A block of data
------------------------------------

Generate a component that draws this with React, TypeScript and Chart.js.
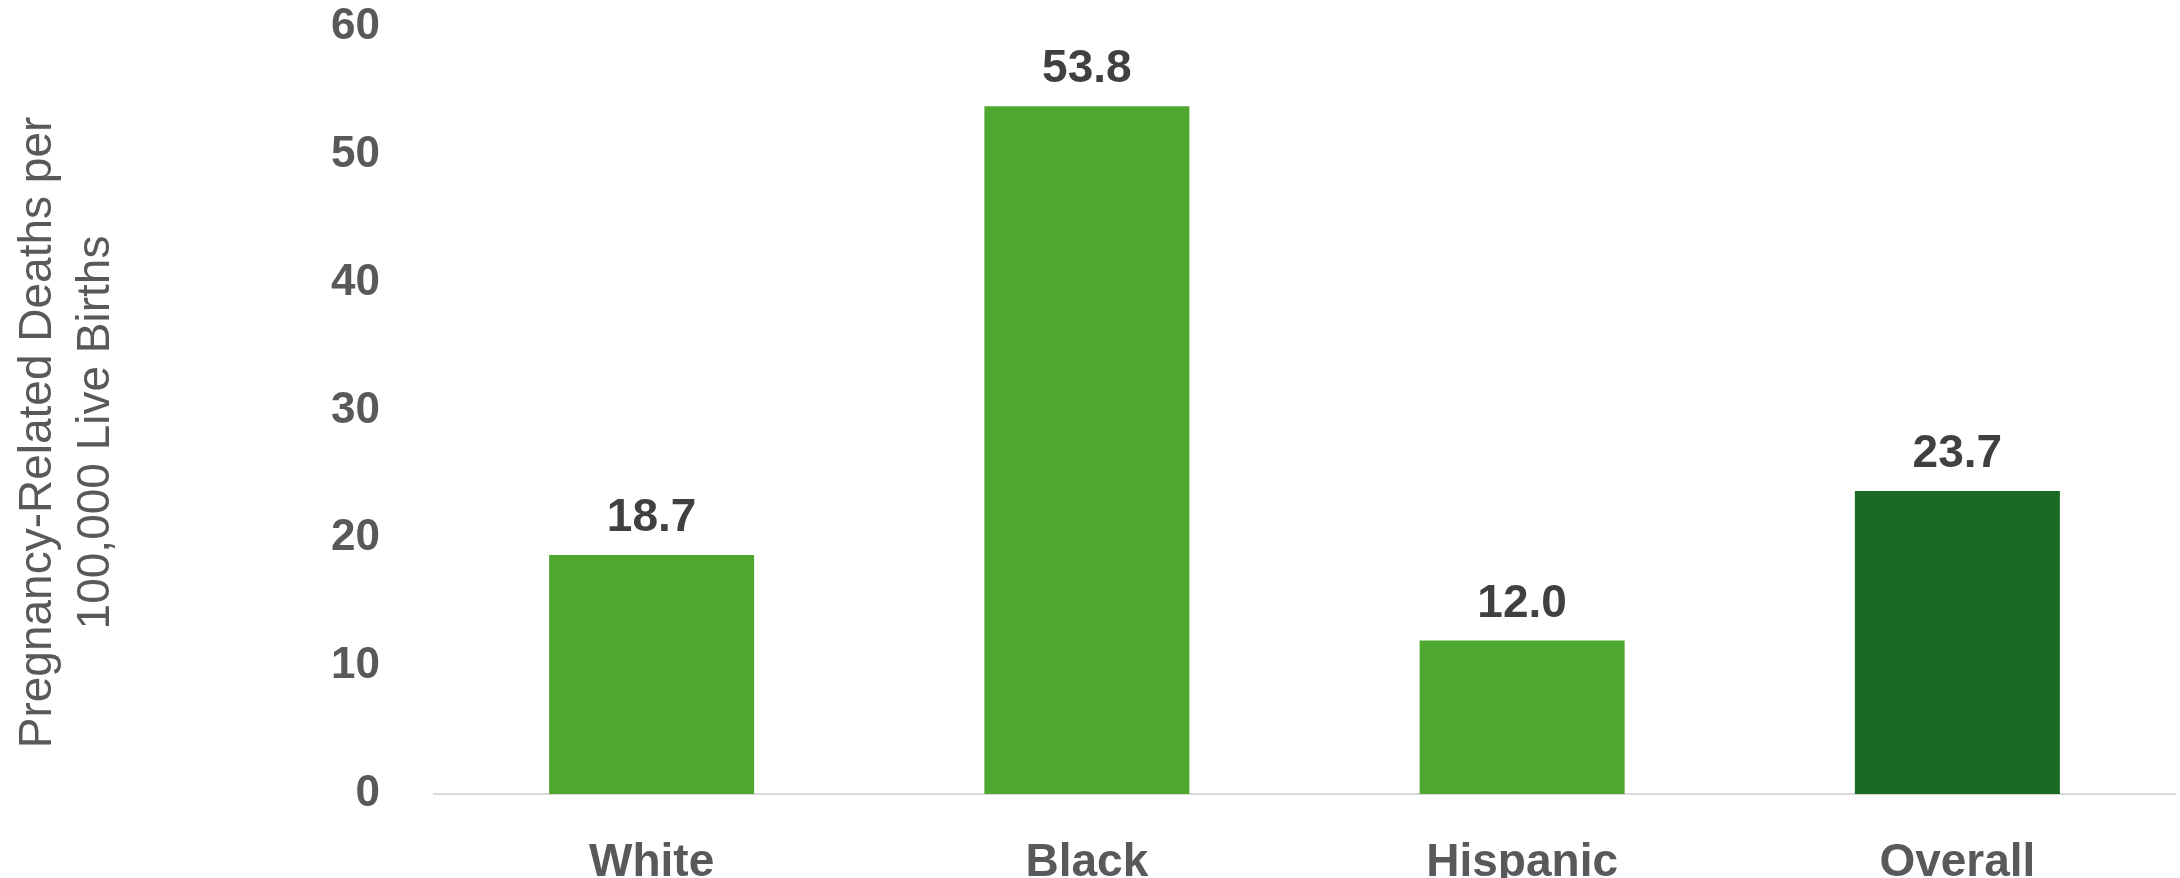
import React, { useEffect, useRef } from "react";
import { Chart, registerables } from "chart.js";

Chart.register(...registerables);

const categories = ["White", "Black", "Hispanic", "Overall"];
const deathRates = [18.7, 53.8, 12.0, 23.7];
const barColors = ["#4EA72E", "#4EA72E", "#4EA72E", "#196B24"];
const yTickValues = [0, 10, 20, 30, 40, 50, 60];
const axisTitleLines = ["Pregnancy-Related Deaths per", "100,000 Live Births"];

const FONT = "'Liberation Sans', Arial, Helvetica, sans-serif";

const dataLabelPlugin = {
  id: "dataLabels",
  afterDatasetsDraw(chart: any) {
    const ctx = chart.ctx;
    const meta = chart.getDatasetMeta(0);
    ctx.save();
    ctx.font = `bold 46px ${FONT}`;
    ctx.fillStyle = "#404040";
    ctx.textAlign = "center";
    ctx.textBaseline = "alphabetic";
    meta.data.forEach((bar: any, i: number) => {
      ctx.fillText(deathRates[i].toFixed(1), bar.x, bar.y - 24);
    });
    ctx.restore();
  },
};

const axisTitlePlugin = {
  id: "axisTitle",
  afterDraw(chart: any) {
    const ctx = chart.ctx;
    const area = chart.chartArea;
    const cy = (area.top + area.bottom) / 2 + 22;
    const baselines = [area.left - 383, area.left - 325];
    ctx.save();
    ctx.font = `46px ${FONT}`;
    ctx.fillStyle = "#595959";
    ctx.textAlign = "center";
    ctx.textBaseline = "alphabetic";
    axisTitleLines.forEach((line, i) => {
      ctx.save();
      ctx.translate(baselines[i], cy);
      ctx.rotate(-Math.PI / 2);
      ctx.fillText(line, 0, 0);
      ctx.restore();
    });
    ctx.restore();
  },
};

function BarChart() {
  const canvasRef = useRef<HTMLCanvasElement | null>(null);

  useEffect(() => {
    if (!canvasRef.current) return;
    const chart = new Chart(canvasRef.current, {
      type: "bar",
      data: {
        labels: categories,
        datasets: [
          {
            data: deathRates,
            backgroundColor: barColors,
            borderWidth: 0,
            barPercentage: 0.471,
            categoryPercentage: 1,
          },
        ],
      },
      options: {
        animation: false,
        responsive: false,
        maintainAspectRatio: false,
        layout: { padding: { top: 27, right: 5, left: 0, bottom: 0 } },
        plugins: {
          legend: { display: false },
          tooltip: { enabled: false },
          title: { display: false },
        },
        scales: {
          x: {
            grid: { display: false },
            border: { display: true, color: "#D9D9D9", width: 2 },
            ticks: {
              color: "#595959",
              font: { family: FONT, size: 46, weight: "bold" },
              padding: 34,
              maxRotation: 0,
              autoSkip: false,
            },
            afterFit(scale: any) {
              scale.height = 84;
              scale.paddingLeft = 0;
              scale.paddingRight = 0;
            },
          },
          y: {
            min: 0,
            max: 60,
            grid: { display: false },
            border: { display: false },
            afterBuildTicks(scale: any) {
              scale.ticks = yTickValues.map((v) => ({ value: v }));
            },
            ticks: {
              color: "#595959",
              font: { family: FONT, size: 44, weight: "bold" },
              padding: 46,
              callback: (v: any) => String(v),
            },
            afterFit(scale: any) {
              scale.width = 434;
              scale.paddingTop = 0;
              scale.paddingBottom = 0;
            },
          },
        },
      },
      plugins: [dataLabelPlugin, axisTitlePlugin],
    });
    return () => chart.destroy();
  }, []);

  return <canvas ref={canvasRef} width={2180} height={878} style={{ display: "block" }} />;
}

export default function App() {
  return (
    <div style={{ position: "fixed", left: 0, top: 0, width: 2180, height: 878, background: "#fff" }}>
      <BarChart />
    </div>
  );
}
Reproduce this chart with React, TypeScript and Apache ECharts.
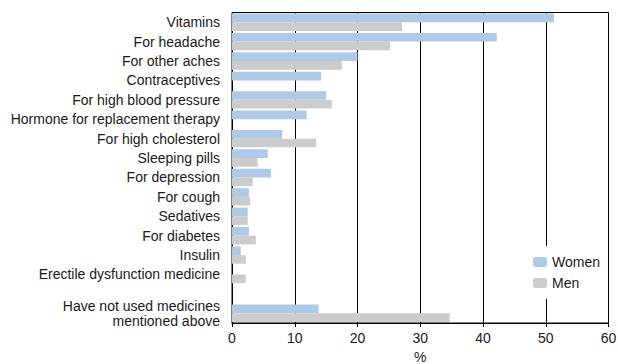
import React, { useEffect, useRef } from "react";
import * as echarts from "echarts";

const categories = [
  "Vitamins",
  "For headache",
  "For other aches",
  "Contraceptives",
  "For high blood pressure",
  "Hormone for replacement therapy",
  "For high cholesterol",
  "Sleeping pills",
  "For depression",
  "For cough",
  "Sedatives",
  "For diabetes",
  "Insulin",
  "Erectile dysfunction medicine",
  "",
  "Have not used medicines\nmentioned above",
];

const women: (number | null)[] = [51.3, 42.2, 20.0, 14.2, 15.0, 11.9, 8.0, 5.7, 6.2, 2.7, 2.5, 2.7, 1.4, null, null, 13.8];
const men: (number | null)[] = [27.1, 25.2, 17.5, null, 15.9, null, 13.4, 4.1, 3.3, 2.9, 2.5, 3.8, 2.2, 2.2, null, 34.7];

const xTicks = [0, 10, 20, 30, 40, 50, 60];

export default function App() {
  const ref = useRef<HTMLDivElement>(null);
  useEffect(() => {
    if (!ref.current) return;
    const chart = echarts.init(ref.current, undefined, { renderer: "svg" });
    const font = "'Liberation Sans', Arial, sans-serif";
    chart.setOption({
      animation: false,
      textStyle: { fontFamily: font },
      grid: {
        left: 232,
        right: 9.5,
        top: 12.5,
        bottom: 41,
        outerBoundsMode: "none",
        containLabel: false,
        show: true,
        borderColor: "#000",
        borderWidth: 1,
      },
      legend: {
        orient: "vertical",
        left: 527,
        top: 246,
        itemWidth: 14,
        itemHeight: 10,
        itemGap: 7,
        padding: [9, 6],
        backgroundColor: "#fff",
        textStyle: { fontSize: 14, color: "#1a1a1a", fontFamily: font },
        data: ["Women", "Men"],
      },
      xAxis: {
        type: "value",
        min: xTicks[0],
        max: xTicks[xTicks.length - 1],
        interval: 10,
        name: "%",
        nameLocation: "middle",
        nameGap: 27,
        nameTextStyle: { fontSize: 14, color: "#1a1a1a", fontFamily: font },
        axisLine: { show: true, lineStyle: { color: "#000", width: 1 } },
        axisTick: { show: true, length: 4, lineStyle: { color: "#000" } },
        axisLabel: { fontSize: 14, color: "#1a1a1a", margin: 8, fontFamily: font },
        splitLine: { show: true, lineStyle: { color: "#000", width: 1 } },
      },
      yAxis: {
        type: "category",
        inverse: true,
        data: categories,
        axisLine: { show: true, lineStyle: { color: "#000", width: 1 } },
        axisTick: { show: false },
        axisLabel: {
          fontSize: 14,
          color: "#1a1a1a",
          margin: 12,
          lineHeight: 15,
          align: "right",
          fontFamily: font,
        },
        splitLine: { show: false },
      },
      series: [
        {
          name: "Women",
          type: "bar",
          data: women,
          barWidth: 8.7,
          barGap: "0%",
          itemStyle: { color: "#aecae6" },
        },
        {
          name: "Men",
          type: "bar",
          data: men,
          barWidth: 8.7,
          barGap: "0%",
          itemStyle: { color: "#cccccc" },
        },
      ],
    });
    return () => chart.dispose();
  }, []);
  return <div ref={ref} style={{ width: 618, height: 364, position: "absolute", left: 0, top: 0 }} />;
}
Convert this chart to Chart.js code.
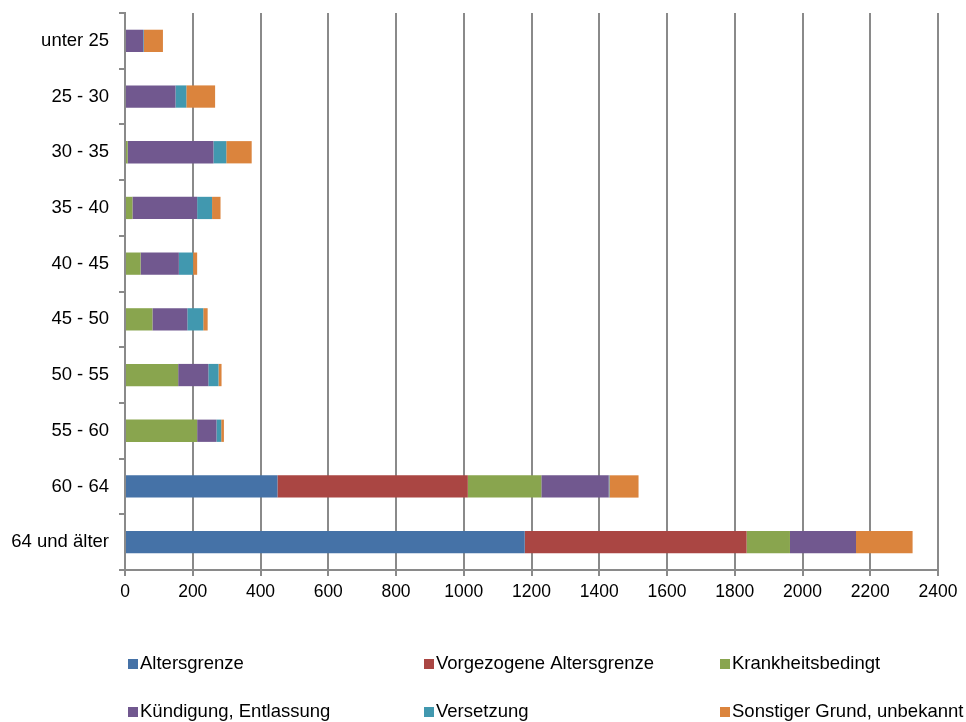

------------------------------------

● Short problem
Every record above should be written out again exactly; the pictures stay out of the copy.

● The response
Generate a component that draws this with React, TypeScript and Chart.js.
import React, { useEffect, useRef } from "react";
import { Chart, registerables } from "chart.js";

Chart.register(...registerables);

const categories = ["White", "Black", "Hispanic", "Overall"];
const deathRates = [18.7, 53.8, 12.0, 23.7];
const barColors = ["#4EA72E", "#4EA72E", "#4EA72E", "#196B24"];
const yTickValues = [0, 10, 20, 30, 40, 50, 60];
const axisTitleLines = ["Pregnancy-Related Deaths per", "100,000 Live Births"];

const FONT = "'Liberation Sans', Arial, Helvetica, sans-serif";

const dataLabelPlugin = {
  id: "dataLabels",
  afterDatasetsDraw(chart: any) {
    const ctx = chart.ctx;
    const meta = chart.getDatasetMeta(0);
    ctx.save();
    ctx.font = `bold 46px ${FONT}`;
    ctx.fillStyle = "#404040";
    ctx.textAlign = "center";
    ctx.textBaseline = "alphabetic";
    meta.data.forEach((bar: any, i: number) => {
      ctx.fillText(deathRates[i].toFixed(1), bar.x, bar.y - 24);
    });
    ctx.restore();
  },
};

const axisTitlePlugin = {
  id: "axisTitle",
  afterDraw(chart: any) {
    const ctx = chart.ctx;
    const area = chart.chartArea;
    const cy = (area.top + area.bottom) / 2 + 22;
    const baselines = [area.left - 383, area.left - 325];
    ctx.save();
    ctx.font = `46px ${FONT}`;
    ctx.fillStyle = "#595959";
    ctx.textAlign = "center";
    ctx.textBaseline = "alphabetic";
    axisTitleLines.forEach((line, i) => {
      ctx.save();
      ctx.translate(baselines[i], cy);
      ctx.rotate(-Math.PI / 2);
      ctx.fillText(line, 0, 0);
      ctx.restore();
    });
    ctx.restore();
  },
};

function BarChart() {
  const canvasRef = useRef<HTMLCanvasElement | null>(null);

  useEffect(() => {
    if (!canvasRef.current) return;
    const chart = new Chart(canvasRef.current, {
      type: "bar",
      data: {
        labels: categories,
        datasets: [
          {
            data: deathRates,
            backgroundColor: barColors,
            borderWidth: 0,
            barPercentage: 0.471,
            categoryPercentage: 1,
          },
        ],
      },
      options: {
        animation: false,
        responsive: false,
        maintainAspectRatio: false,
        layout: { padding: { top: 27, right: 5, left: 0, bottom: 0 } },
        plugins: {
          legend: { display: false },
          tooltip: { enabled: false },
          title: { display: false },
        },
        scales: {
          x: {
            grid: { display: false },
            border: { display: true, color: "#D9D9D9", width: 2 },
            ticks: {
              color: "#595959",
              font: { family: FONT, size: 46, weight: "bold" },
              padding: 34,
              maxRotation: 0,
              autoSkip: false,
            },
            afterFit(scale: any) {
              scale.height = 84;
              scale.paddingLeft = 0;
              scale.paddingRight = 0;
            },
          },
          y: {
            min: 0,
            max: 60,
            grid: { display: false },
            border: { display: false },
            afterBuildTicks(scale: any) {
              scale.ticks = yTickValues.map((v) => ({ value: v }));
            },
            ticks: {
              color: "#595959",
              font: { family: FONT, size: 44, weight: "bold" },
              padding: 46,
              callback: (v: any) => String(v),
            },
            afterFit(scale: any) {
              scale.width = 434;
              scale.paddingTop = 0;
              scale.paddingBottom = 0;
            },
          },
        },
      },
      plugins: [dataLabelPlugin, axisTitlePlugin],
    });
    return () => chart.destroy();
  }, []);

  return <canvas ref={canvasRef} width={2180} height={878} style={{ display: "block" }} />;
}

export default function App() {
  return (
    <div style={{ position: "fixed", left: 0, top: 0, width: 2180, height: 878, background: "#fff" }}>
      <BarChart />
    </div>
  );
}
Reproduce this chart with React, TypeScript and Apache ECharts.
import React, { useEffect, useRef } from "react";
import * as echarts from "echarts";

const categories = [
  "Vitamins",
  "For headache",
  "For other aches",
  "Contraceptives",
  "For high blood pressure",
  "Hormone for replacement therapy",
  "For high cholesterol",
  "Sleeping pills",
  "For depression",
  "For cough",
  "Sedatives",
  "For diabetes",
  "Insulin",
  "Erectile dysfunction medicine",
  "",
  "Have not used medicines\nmentioned above",
];

const women: (number | null)[] = [51.3, 42.2, 20.0, 14.2, 15.0, 11.9, 8.0, 5.7, 6.2, 2.7, 2.5, 2.7, 1.4, null, null, 13.8];
const men: (number | null)[] = [27.1, 25.2, 17.5, null, 15.9, null, 13.4, 4.1, 3.3, 2.9, 2.5, 3.8, 2.2, 2.2, null, 34.7];

const xTicks = [0, 10, 20, 30, 40, 50, 60];

export default function App() {
  const ref = useRef<HTMLDivElement>(null);
  useEffect(() => {
    if (!ref.current) return;
    const chart = echarts.init(ref.current, undefined, { renderer: "svg" });
    const font = "'Liberation Sans', Arial, sans-serif";
    chart.setOption({
      animation: false,
      textStyle: { fontFamily: font },
      grid: {
        left: 232,
        right: 9.5,
        top: 12.5,
        bottom: 41,
        outerBoundsMode: "none",
        containLabel: false,
        show: true,
        borderColor: "#000",
        borderWidth: 1,
      },
      legend: {
        orient: "vertical",
        left: 527,
        top: 246,
        itemWidth: 14,
        itemHeight: 10,
        itemGap: 7,
        padding: [9, 6],
        backgroundColor: "#fff",
        textStyle: { fontSize: 14, color: "#1a1a1a", fontFamily: font },
        data: ["Women", "Men"],
      },
      xAxis: {
        type: "value",
        min: xTicks[0],
        max: xTicks[xTicks.length - 1],
        interval: 10,
        name: "%",
        nameLocation: "middle",
        nameGap: 27,
        nameTextStyle: { fontSize: 14, color: "#1a1a1a", fontFamily: font },
        axisLine: { show: true, lineStyle: { color: "#000", width: 1 } },
        axisTick: { show: true, length: 4, lineStyle: { color: "#000" } },
        axisLabel: { fontSize: 14, color: "#1a1a1a", margin: 8, fontFamily: font },
        splitLine: { show: true, lineStyle: { color: "#000", width: 1 } },
      },
      yAxis: {
        type: "category",
        inverse: true,
        data: categories,
        axisLine: { show: true, lineStyle: { color: "#000", width: 1 } },
        axisTick: { show: false },
        axisLabel: {
          fontSize: 14,
          color: "#1a1a1a",
          margin: 12,
          lineHeight: 15,
          align: "right",
          fontFamily: font,
        },
        splitLine: { show: false },
      },
      series: [
        {
          name: "Women",
          type: "bar",
          data: women,
          barWidth: 8.7,
          barGap: "0%",
          itemStyle: { color: "#aecae6" },
        },
        {
          name: "Men",
          type: "bar",
          data: men,
          barWidth: 8.7,
          barGap: "0%",
          itemStyle: { color: "#cccccc" },
        },
      ],
    });
    return () => chart.dispose();
  }, []);
  return <div ref={ref} style={{ width: 618, height: 364, position: "absolute", left: 0, top: 0 }} />;
}
Convert this chart to Chart.js code.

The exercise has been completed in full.